‒Estáis misteriosa. Seguro que esta tarde fuisteis a rebuscar comida.
‒No. La mujer tiene como misión salvar la ciudad, rezando y arrepintiéndose de los pecados cometidos por la comunidad. De esta manera purifica la conducta de los hombres y sana las almas. Su papel es pues un rol privado que se basa en la espiritualidad. ¿Entendéis?
‒Quiero que me paguéis lo que me debéis sino os irá mal.
‒Prometo que cumpliré… ‒respondió Louise totalmente descolocada por el temor de ser arrojada a la calle.
Madame Delfine se retiró a su habitación y ella pudo llegar hasta la cocina.
‒¿Dónde pondré la leche?
Encontró una cuchara alargada de estaño en un cajón y una taza. No quería hacer ruidos porque podían descubrirla. Ella conocía a todos los huéspedes pero no estaba segura de que, llegado el momento, pudieran compartir su secreto.
En el primer piso había dos habitaciones, una era la de la dueña y la otra la ocupaba la señora Eugenie Berny viuda de un juez que tenía como compañía a una doncella llamada Isabeline. No se sabía si era su hija o su sobrina. En la planta baja quedaba un anciano llamado Tirot y un hombre de treinta años que llevaba un sombrero de alas anchas y una peluca blanca.

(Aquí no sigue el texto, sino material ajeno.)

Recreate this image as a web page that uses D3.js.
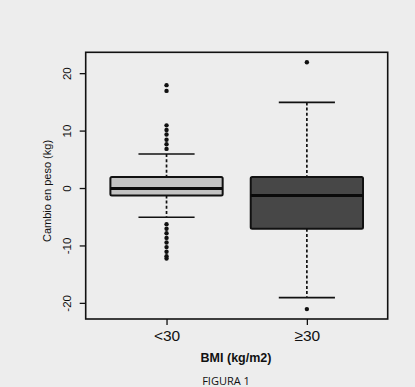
<!DOCTYPE html>
<html>
<head>
<meta charset="utf-8">
<script src="https://cdn.jsdelivr.net/npm/d3@7"></script>
<style>
  body { margin: 0; background: #ededed; }
  svg { display: block; }
  text { font-family: "Liberation Sans", Arial, sans-serif; fill: #111; }
</style>
</head>
<body>
<svg id="chart" width="415" height="387"></svg>
<script>
// box plot summary values
let categories = ['<30', '≥30'];
let q1 = [-1.2, -7];
let median = [0, -1.2];
let q3 = [2, 2];
let whiskLow = [-5, -19];
let whiskHigh = [6, 15];
let outliers = [
  [18, 17, 11, 10.2, 9.4, 8.5, 7.7, 6.9, -6.2, -7, -7.8, -8.6, -9.4, -10.2, -11, -11.8, -12.2],
  [22, -21]
];
let boxFill = ['#c2c2c2', '#474747'];
let yTicks = [-20, -10, 0, 10, 20];

let svg = d3.select('#chart');
let plotLeft = 85.7, plotRight = 387.7, plotTop = 52.3, plotBottom = 319;

// R style: extend the data range by 4% each side
let allVals = whiskLow.concat(whiskHigh, outliers.flat());
let lo = d3.min(allVals), hi = d3.max(allVals);
let pad = (hi - lo) * 0.04;

let yScale = d3.scaleLinear()
  .domain([lo - pad, hi + pad])
  .range([plotBottom, plotTop]);

let xScale = d3.scalePoint()
  .domain(categories)
  .range([plotLeft, plotRight])
  .padding(0.576);

let step = xScale.step();
let boxW = step * 0.8;
let capW = boxW / 2;

// y axis (plain hyphen for negatives, like R)
let yAxis = d3.axisLeft(yScale).tickValues(yTicks).tickFormat(d => String(d))
  .tickSize(6).tickSizeOuter(0);
let gy = svg.append('g')
  .attr('transform', `translate(${plotLeft},0)`)
  .call(yAxis);
gy.select('.domain').remove();
gy.selectAll('.tick').attr('transform', null);
gy.selectAll('line')
  .attr('y1', d => yScale(d)).attr('y2', d => yScale(d))
  .attr('stroke', '#111').attr('stroke-width', 1.3);
gy.selectAll('text')
  .attr('transform', d => `translate(-19,${yScale(d)}) rotate(-90)`)
  .attr('x', 0).attr('y', 0).attr('dy', '0.35em')
  .style('text-anchor', 'middle')
  .style('font-size', '11.5px')
  .style('font-family', '"Liberation Sans", Arial, sans-serif');

// x axis
let xAxis = d3.axisBottom(xScale).tickSize(6).tickSizeOuter(0);
let gx = svg.append('g')
  .attr('transform', `translate(0,${plotBottom})`)
  .call(xAxis);
gx.select('.domain').remove();
gx.selectAll('line').attr('stroke', '#111').attr('stroke-width', 1.3);
gx.selectAll('text')
  .attr('y', 11)
  .style('font-size', '15.5px')
  .style('font-family', '"Liberation Sans", Arial, sans-serif');

// boxes
let groups = svg.append('g').selectAll('g')
  .data(categories)
  .enter()
  .append('g');

// whiskers (dashed)
groups.append('line')
  .attr('x1', d => xScale(d)).attr('x2', d => xScale(d))
  .attr('y1', (d, i) => yScale(whiskHigh[i]))
  .attr('y2', (d, i) => yScale(q3[i]))
  .attr('stroke', '#111').attr('stroke-width', 1.7).attr('stroke-dasharray', '3,2.2');
groups.append('line')
  .attr('x1', d => xScale(d)).attr('x2', d => xScale(d))
  .attr('y1', (d, i) => yScale(q1[i]))
  .attr('y2', (d, i) => yScale(whiskLow[i]))
  .attr('stroke', '#111').attr('stroke-width', 1.7).attr('stroke-dasharray', '3,2.2');

// caps
for (let key of ['high', 'low']) {
  groups.append('line')
    .attr('x1', d => xScale(d) - capW / 2)
    .attr('x2', d => xScale(d) + capW / 2)
    .attr('y1', (d, i) => yScale(key == 'high' ? whiskHigh[i] : whiskLow[i]))
    .attr('y2', (d, i) => yScale(key == 'high' ? whiskHigh[i] : whiskLow[i]))
    .attr('stroke', '#111').attr('stroke-width', 1.6);
}

groups.append('rect')
  .attr('x', d => xScale(d) - boxW / 2)
  .attr('width', boxW)
  .attr('y', (d, i) => yScale(q3[i]))
  .attr('height', (d, i) => yScale(q1[i]) - yScale(q3[i]))
  .attr('rx', 1.5)
  .attr('fill', (d, i) => boxFill[i])
  .attr('stroke', '#111').attr('stroke-width', 2);

groups.append('line')
  .attr('x1', d => xScale(d) - boxW / 2)
  .attr('x2', d => xScale(d) + boxW / 2)
  .attr('y1', (d, i) => yScale(median[i]))
  .attr('y2', (d, i) => yScale(median[i]))
  .attr('stroke', '#0a0a0a').attr('stroke-width', 3);

// outliers
groups.selectAll('circle')
  .data((d, i) => outliers[i].map(v => ({cat: d, v: v})))
  .enter()
  .append('circle')
  .attr('cx', d => xScale(d.cat))
  .attr('cy', d => yScale(d.v))
  .attr('r', 2.2)
  .attr('fill', '#111');

// frame
svg.append('rect')
  .attr('x', plotLeft).attr('y', plotTop)
  .attr('width', plotRight - plotLeft).attr('height', plotBottom - plotTop)
  .attr('fill', 'none').attr('stroke', '#111').attr('stroke-width', 1.6);

// labels
svg.append('text')
  .attr('transform', `translate(47,191) rotate(-90)`)
  .attr('text-anchor', 'middle')
  .attr('dy', '0.35em')
  .style('font-size', '11px')
  .text('Cambio en peso (kg)');

svg.append('text')
  .attr('x', 236).attr('y', 362)
  .attr('text-anchor', 'middle')
  .style('font-size', '12.5px').style('font-weight', 'bold')
  .text('BMI (kg/m2)');

svg.append('text')
  .attr('x', 226).attr('y', 385)
  .attr('text-anchor', 'middle')
  .style('font-size', '11px')
  .style('font-family', '"Open Sans", "Noto Sans", sans-serif')
  .text('FIGURA 1');
</script>
</body>
</html>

La señorita Louise pensó en cada uno de ellos y no se le ocurrió con cuál podría entablar una amistad para que alguno pudiera ayudarla a esconder a la niña. Entró a la alcoba donde la criatura dormía. La despertó para darle la leche y la niña le sonrió; sus manecitas tomaron las suyas y nuevamente Louise comenzó a llorar. En esa soledad en la que se hallaba inmersa por circunstancias tristes de la vida, la beba era su salvación. Sentía que ese regalo la acercaba a un Dios que la había desamparado y no podía claudicar. Ella era una mujer sola; hubiera querido volver a su pueblo a desenterrar raíces y buscar sus orígenes, la savia de las vides y el aroma de las naranjas que corría por su sangre pero había decidido, en su momento, ir a la ciudad porque no tenía nada que perder. Era huérfana. Sabía que su herencia había quedado escondida en cada surco, en el néctar de las flores y en las brumas de la tierra roturada. Ellos eran sus progenitores tras el velo de los años que, como alas de pájaros, habitaban las neblinas entre las voces olvidadas, con la bóveda celeste como testigo y cómplice de la memoria.
“La honradez no sirve de nada”, pensó.
Escuchó unos pasos y se asomó a la galería. Era Isabeline que pasaba para el baño con una toalla en las manos.
‒Oye, ven ‒la llamó.
‒¿Qué os pasa?
‒Entra que quiero mostraros algo.
‒Es que se hace tarde y van a servir la cena; además Eugenie me reta si os desobedezco o no cumplo los horarios.
‒Es un minuto, por favor.
Louise pensó que Isabeline por ser joven podría ayudarla con la niña. Carecía de prejuicios.
‒Mira.
‒¡Un bebé! ¿Dónde lo habéis encontrado? ¿Lo adoptaste?
‒En el monasterio reparten para los humildes pero yo te puedo regalar algunas cosas de cuando era niña que tengo guardadas. ¡Oh qué ojos hermosos!
‒Es muy bella, gracias.
‒Bueno… luego cuando todos se retiren a descansar os traeré lo que tengo. No es mucho pero os puede ayudar para empezar.